→ **Data provided**
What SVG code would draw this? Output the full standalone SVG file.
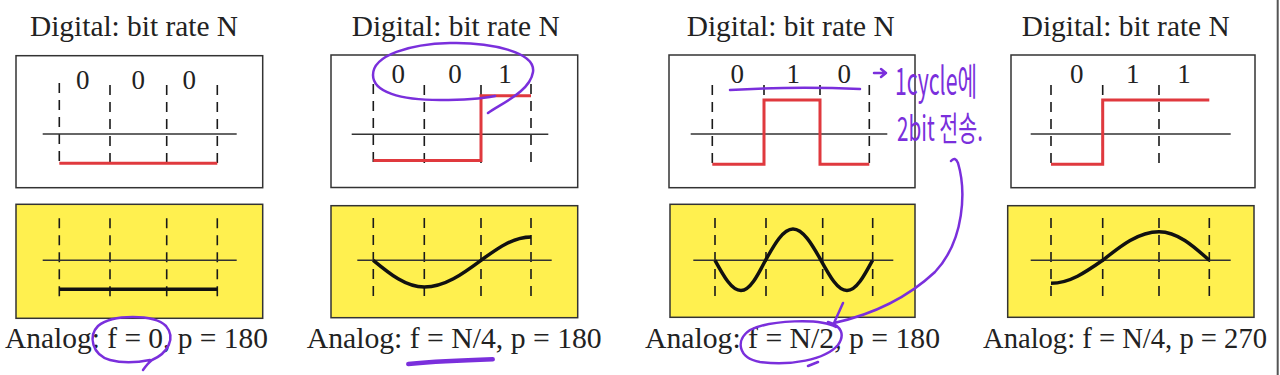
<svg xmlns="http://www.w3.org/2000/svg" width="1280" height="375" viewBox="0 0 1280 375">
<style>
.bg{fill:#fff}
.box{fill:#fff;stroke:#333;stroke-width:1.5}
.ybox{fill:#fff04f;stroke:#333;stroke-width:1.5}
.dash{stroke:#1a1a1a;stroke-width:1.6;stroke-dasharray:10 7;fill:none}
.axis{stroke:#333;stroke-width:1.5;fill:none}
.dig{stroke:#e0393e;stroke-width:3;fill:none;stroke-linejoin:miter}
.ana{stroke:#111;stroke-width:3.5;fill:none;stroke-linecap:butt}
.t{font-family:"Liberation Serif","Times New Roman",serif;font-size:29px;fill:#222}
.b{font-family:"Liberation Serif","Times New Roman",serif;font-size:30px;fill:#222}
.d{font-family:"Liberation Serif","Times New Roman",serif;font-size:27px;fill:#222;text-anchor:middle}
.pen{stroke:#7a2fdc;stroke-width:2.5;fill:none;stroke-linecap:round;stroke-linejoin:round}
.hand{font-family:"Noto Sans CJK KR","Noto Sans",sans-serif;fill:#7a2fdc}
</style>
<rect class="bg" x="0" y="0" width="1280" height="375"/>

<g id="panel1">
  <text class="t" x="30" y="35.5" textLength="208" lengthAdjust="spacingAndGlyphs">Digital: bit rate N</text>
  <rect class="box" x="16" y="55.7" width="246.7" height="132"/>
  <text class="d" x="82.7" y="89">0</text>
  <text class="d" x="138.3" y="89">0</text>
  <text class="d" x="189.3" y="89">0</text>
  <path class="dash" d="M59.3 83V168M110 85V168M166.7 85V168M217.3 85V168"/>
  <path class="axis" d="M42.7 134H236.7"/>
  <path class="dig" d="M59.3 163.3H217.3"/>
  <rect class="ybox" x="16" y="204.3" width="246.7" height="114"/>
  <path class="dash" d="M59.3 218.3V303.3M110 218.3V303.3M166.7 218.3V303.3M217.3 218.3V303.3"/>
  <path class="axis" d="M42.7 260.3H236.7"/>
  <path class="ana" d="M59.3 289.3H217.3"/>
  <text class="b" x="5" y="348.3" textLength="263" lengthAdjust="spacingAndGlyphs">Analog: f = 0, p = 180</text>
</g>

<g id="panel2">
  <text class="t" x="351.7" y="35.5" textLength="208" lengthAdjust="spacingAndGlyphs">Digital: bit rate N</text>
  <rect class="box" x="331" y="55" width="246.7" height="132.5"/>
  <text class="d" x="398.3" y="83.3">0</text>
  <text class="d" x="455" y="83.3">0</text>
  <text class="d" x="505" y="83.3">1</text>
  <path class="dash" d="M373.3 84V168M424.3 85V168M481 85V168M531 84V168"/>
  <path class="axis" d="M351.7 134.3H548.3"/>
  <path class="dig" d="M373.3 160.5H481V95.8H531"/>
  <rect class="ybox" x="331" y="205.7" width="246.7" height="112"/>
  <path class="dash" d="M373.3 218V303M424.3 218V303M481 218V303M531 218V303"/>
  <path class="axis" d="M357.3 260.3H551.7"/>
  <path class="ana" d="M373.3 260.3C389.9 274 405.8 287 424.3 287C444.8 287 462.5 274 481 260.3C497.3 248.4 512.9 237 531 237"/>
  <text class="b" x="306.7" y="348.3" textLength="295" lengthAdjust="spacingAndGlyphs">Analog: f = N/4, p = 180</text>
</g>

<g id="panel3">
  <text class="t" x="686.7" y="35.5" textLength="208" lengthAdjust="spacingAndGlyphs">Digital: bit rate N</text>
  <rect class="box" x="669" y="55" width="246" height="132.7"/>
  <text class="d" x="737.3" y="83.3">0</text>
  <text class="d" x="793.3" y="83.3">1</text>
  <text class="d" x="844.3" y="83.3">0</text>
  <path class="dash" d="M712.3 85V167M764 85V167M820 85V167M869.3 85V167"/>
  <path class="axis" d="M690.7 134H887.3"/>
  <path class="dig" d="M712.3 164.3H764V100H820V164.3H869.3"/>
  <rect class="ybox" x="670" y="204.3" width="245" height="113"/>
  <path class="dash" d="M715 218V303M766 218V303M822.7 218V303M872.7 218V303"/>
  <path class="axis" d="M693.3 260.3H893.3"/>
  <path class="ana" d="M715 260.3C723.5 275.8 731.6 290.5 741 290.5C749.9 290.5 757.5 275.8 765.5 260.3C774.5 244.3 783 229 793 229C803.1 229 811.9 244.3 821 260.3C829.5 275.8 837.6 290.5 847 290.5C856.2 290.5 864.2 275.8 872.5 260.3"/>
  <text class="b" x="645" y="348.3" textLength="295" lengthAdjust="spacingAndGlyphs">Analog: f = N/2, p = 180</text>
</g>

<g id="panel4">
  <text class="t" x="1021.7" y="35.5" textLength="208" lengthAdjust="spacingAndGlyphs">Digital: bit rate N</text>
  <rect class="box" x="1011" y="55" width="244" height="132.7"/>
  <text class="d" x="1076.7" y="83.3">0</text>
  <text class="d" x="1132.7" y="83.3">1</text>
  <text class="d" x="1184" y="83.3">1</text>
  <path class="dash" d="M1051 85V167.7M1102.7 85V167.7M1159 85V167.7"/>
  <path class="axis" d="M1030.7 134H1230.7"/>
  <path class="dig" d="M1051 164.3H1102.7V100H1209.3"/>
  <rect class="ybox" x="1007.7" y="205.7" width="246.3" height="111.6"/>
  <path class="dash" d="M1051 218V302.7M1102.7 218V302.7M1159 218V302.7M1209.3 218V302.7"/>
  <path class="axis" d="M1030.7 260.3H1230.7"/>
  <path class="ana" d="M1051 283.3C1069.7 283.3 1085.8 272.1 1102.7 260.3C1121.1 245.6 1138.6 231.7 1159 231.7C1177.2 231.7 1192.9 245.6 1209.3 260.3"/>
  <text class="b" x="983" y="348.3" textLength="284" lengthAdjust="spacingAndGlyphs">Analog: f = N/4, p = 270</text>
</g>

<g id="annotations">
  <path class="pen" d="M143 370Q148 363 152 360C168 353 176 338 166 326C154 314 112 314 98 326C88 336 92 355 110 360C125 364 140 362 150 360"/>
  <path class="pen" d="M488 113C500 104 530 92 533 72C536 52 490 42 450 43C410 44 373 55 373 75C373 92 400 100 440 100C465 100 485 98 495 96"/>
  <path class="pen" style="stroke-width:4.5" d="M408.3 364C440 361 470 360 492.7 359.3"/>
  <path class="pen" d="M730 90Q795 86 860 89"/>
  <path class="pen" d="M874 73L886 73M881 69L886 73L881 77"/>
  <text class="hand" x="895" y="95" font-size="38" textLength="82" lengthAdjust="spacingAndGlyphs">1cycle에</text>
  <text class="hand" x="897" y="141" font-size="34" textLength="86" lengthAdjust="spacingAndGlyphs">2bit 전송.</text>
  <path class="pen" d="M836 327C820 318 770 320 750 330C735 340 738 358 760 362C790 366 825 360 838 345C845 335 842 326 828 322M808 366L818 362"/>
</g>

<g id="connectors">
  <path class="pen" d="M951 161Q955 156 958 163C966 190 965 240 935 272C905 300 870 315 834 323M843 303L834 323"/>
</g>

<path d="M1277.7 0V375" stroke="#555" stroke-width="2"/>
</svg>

→ **Problem**
From the listing, extract all text exactly as given and drop any picture.

→ **The reply**
What SVG code would draw this? Output the full standalone SVG file.
<svg xmlns="http://www.w3.org/2000/svg" width="1280" height="375" viewBox="0 0 1280 375">
<style>
.bg{fill:#fff}
.box{fill:#fff;stroke:#333;stroke-width:1.5}
.ybox{fill:#fff04f;stroke:#333;stroke-width:1.5}
.dash{stroke:#1a1a1a;stroke-width:1.6;stroke-dasharray:10 7;fill:none}
.axis{stroke:#333;stroke-width:1.5;fill:none}
.dig{stroke:#e0393e;stroke-width:3;fill:none;stroke-linejoin:miter}
.ana{stroke:#111;stroke-width:3.5;fill:none;stroke-linecap:butt}
.t{font-family:"Liberation Serif","Times New Roman",serif;font-size:29px;fill:#222}
.b{font-family:"Liberation Serif","Times New Roman",serif;font-size:30px;fill:#222}
.d{font-family:"Liberation Serif","Times New Roman",serif;font-size:27px;fill:#222;text-anchor:middle}
.pen{stroke:#7a2fdc;stroke-width:2.5;fill:none;stroke-linecap:round;stroke-linejoin:round}
.hand{font-family:"Noto Sans CJK KR","Noto Sans",sans-serif;fill:#7a2fdc}
</style>
<rect class="bg" x="0" y="0" width="1280" height="375"/>

<g id="panel1">
  <text class="t" x="30" y="35.5" textLength="208" lengthAdjust="spacingAndGlyphs">Digital: bit rate N</text>
  <rect class="box" x="16" y="55.7" width="246.7" height="132"/>
  <text class="d" x="82.7" y="89">0</text>
  <text class="d" x="138.3" y="89">0</text>
  <text class="d" x="189.3" y="89">0</text>
  <path class="dash" d="M59.3 83V168M110 85V168M166.7 85V168M217.3 85V168"/>
  <path class="axis" d="M42.7 134H236.7"/>
  <path class="dig" d="M59.3 163.3H217.3"/>
  <rect class="ybox" x="16" y="204.3" width="246.7" height="114"/>
  <path class="dash" d="M59.3 218.3V303.3M110 218.3V303.3M166.7 218.3V303.3M217.3 218.3V303.3"/>
  <path class="axis" d="M42.7 260.3H236.7"/>
  <path class="ana" d="M59.3 289.3H217.3"/>
  <text class="b" x="5" y="348.3" textLength="263" lengthAdjust="spacingAndGlyphs">Analog: f = 0, p = 180</text>
</g>

<g id="panel2">
  <text class="t" x="351.7" y="35.5" textLength="208" lengthAdjust="spacingAndGlyphs">Digital: bit rate N</text>
  <rect class="box" x="331" y="55" width="246.7" height="132.5"/>
  <text class="d" x="398.3" y="83.3">0</text>
  <text class="d" x="455" y="83.3">0</text>
  <text class="d" x="505" y="83.3">1</text>
  <path class="dash" d="M373.3 84V168M424.3 85V168M481 85V168M531 84V168"/>
  <path class="axis" d="M351.7 134.3H548.3"/>
  <path class="dig" d="M373.3 160.5H481V95.8H531"/>
  <rect class="ybox" x="331" y="205.7" width="246.7" height="112"/>
  <path class="dash" d="M373.3 218V303M424.3 218V303M481 218V303M531 218V303"/>
  <path class="axis" d="M357.3 260.3H551.7"/>
  <path class="ana" d="M373.3 260.3C389.9 274 405.8 287 424.3 287C444.8 287 462.5 274 481 260.3C497.3 248.4 512.9 237 531 237"/>
  <text class="b" x="306.7" y="348.3" textLength="295" lengthAdjust="spacingAndGlyphs">Analog: f = N/4, p = 180</text>
</g>

<g id="panel3">
  <text class="t" x="686.7" y="35.5" textLength="208" lengthAdjust="spacingAndGlyphs">Digital: bit rate N</text>
  <rect class="box" x="669" y="55" width="246" height="132.7"/>
  <text class="d" x="737.3" y="83.3">0</text>
  <text class="d" x="793.3" y="83.3">1</text>
  <text class="d" x="844.3" y="83.3">0</text>
  <path class="dash" d="M712.3 85V167M764 85V167M820 85V167M869.3 85V167"/>
  <path class="axis" d="M690.7 134H887.3"/>
  <path class="dig" d="M712.3 164.3H764V100H820V164.3H869.3"/>
  <rect class="ybox" x="670" y="204.3" width="245" height="113"/>
  <path class="dash" d="M715 218V303M766 218V303M822.7 218V303M872.7 218V303"/>
  <path class="axis" d="M693.3 260.3H893.3"/>
  <path class="ana" d="M715 260.3C723.5 275.8 731.6 290.5 741 290.5C749.9 290.5 757.5 275.8 765.5 260.3C774.5 244.3 783 229 793 229C803.1 229 811.9 244.3 821 260.3C829.5 275.8 837.6 290.5 847 290.5C856.2 290.5 864.2 275.8 872.5 260.3"/>
  <text class="b" x="645" y="348.3" textLength="295" lengthAdjust="spacingAndGlyphs">Analog: f = N/2, p = 180</text>
</g>

<g id="panel4">
  <text class="t" x="1021.7" y="35.5" textLength="208" lengthAdjust="spacingAndGlyphs">Digital: bit rate N</text>
  <rect class="box" x="1011" y="55" width="244" height="132.7"/>
  <text class="d" x="1076.7" y="83.3">0</text>
  <text class="d" x="1132.7" y="83.3">1</text>
  <text class="d" x="1184" y="83.3">1</text>
  <path class="dash" d="M1051 85V167.7M1102.7 85V167.7M1159 85V167.7"/>
  <path class="axis" d="M1030.7 134H1230.7"/>
  <path class="dig" d="M1051 164.3H1102.7V100H1209.3"/>
  <rect class="ybox" x="1007.7" y="205.7" width="246.3" height="111.6"/>
  <path class="dash" d="M1051 218V302.7M1102.7 218V302.7M1159 218V302.7M1209.3 218V302.7"/>
  <path class="axis" d="M1030.7 260.3H1230.7"/>
  <path class="ana" d="M1051 283.3C1069.7 283.3 1085.8 272.1 1102.7 260.3C1121.1 245.6 1138.6 231.7 1159 231.7C1177.2 231.7 1192.9 245.6 1209.3 260.3"/>
  <text class="b" x="983" y="348.3" textLength="284" lengthAdjust="spacingAndGlyphs">Analog: f = N/4, p = 270</text>
</g>

<g id="annotations">
  <path class="pen" d="M143 370Q148 363 152 360C168 353 176 338 166 326C154 314 112 314 98 326C88 336 92 355 110 360C125 364 140 362 150 360"/>
  <path class="pen" d="M488 113C500 104 530 92 533 72C536 52 490 42 450 43C410 44 373 55 373 75C373 92 400 100 440 100C465 100 485 98 495 96"/>
  <path class="pen" style="stroke-width:4.5" d="M408.3 364C440 361 470 360 492.7 359.3"/>
  <path class="pen" d="M730 90Q795 86 860 89"/>
  <path class="pen" d="M874 73L886 73M881 69L886 73L881 77"/>
  <text class="hand" x="895" y="95" font-size="38" textLength="82" lengthAdjust="spacingAndGlyphs">1cycle에</text>
  <text class="hand" x="897" y="141" font-size="34" textLength="86" lengthAdjust="spacingAndGlyphs">2bit 전송.</text>
  <path class="pen" d="M836 327C820 318 770 320 750 330C735 340 738 358 760 362C790 366 825 360 838 345C845 335 842 326 828 322M808 366L818 362"/>
</g>

<g id="connectors">
  <path class="pen" d="M951 161Q955 156 958 163C966 190 965 240 935 272C905 300 870 315 834 323M843 303L834 323"/>
</g>

<path d="M1277.7 0V375" stroke="#555" stroke-width="2"/>
</svg>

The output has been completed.